VR tools combined with BIM enabling technology allow teams to work through issues before they reach a jobsite as well as at later stages, testing possible solutions in a virtual environment.
This idea of data being visualised brings a new level of efficiency to projects as the best possible solution can be realised before construction begins.
With customers and contractors engaging in open conversation and collaborating on ideas at several stages of preconstruction, both parties have a better understanding of decisions made. This averts questions being raised later in the process, which can adversely impact the schedule and cost of projects.

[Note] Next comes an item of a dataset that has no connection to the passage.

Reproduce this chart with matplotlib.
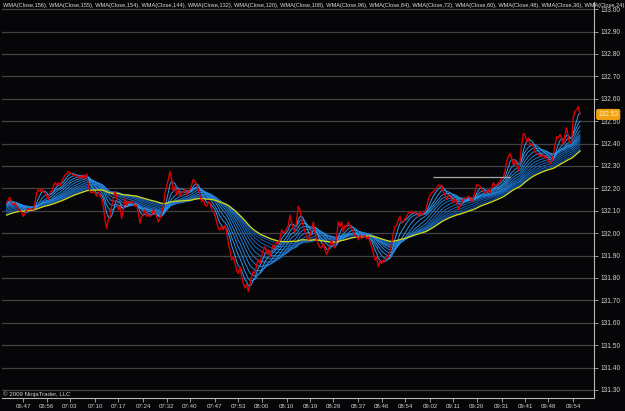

BIM is becoming increasingly popular in fire protection projects as it provides increased risk-mitigation control in the planning stages of a project. Developing and pre-fabricating extinguishing systems off-site means that risks and issues can be mitigated before the project arrives on site.
Additional savings on the installation of fire protection system can be achieved by using the newest 3D VR gear that allows contractors to fully immerse themselves into a project at preconstruction stage.
VR has quickly become the single best way to identify clashes: as the project is visualised ahead of installation, potential issues with the construction can be spotted and addressed instead of responding to incidents on site or post-installation, which may become incredibly costly.
Furthermore, the application of BIM means that potential threats to systems can be simulated and mitigated early in the project lifecycle. This change in behaviour allows for a more collaborative and efficient approach to developing and maintaining projects, particularly in the fire protection sector.
The recently published report from NBS showed the biggest year-on-year growth in BIM usage and awareness in the UK since 2014. This is a great start, but a much wider implementation of bespoke BIM-enabling technologies across the UK construction sector is still needed.
From saving time to better resource management, the benefits of BIM are designed to help the UK construction industry increase its efficiency, ultimately improving the bottom line.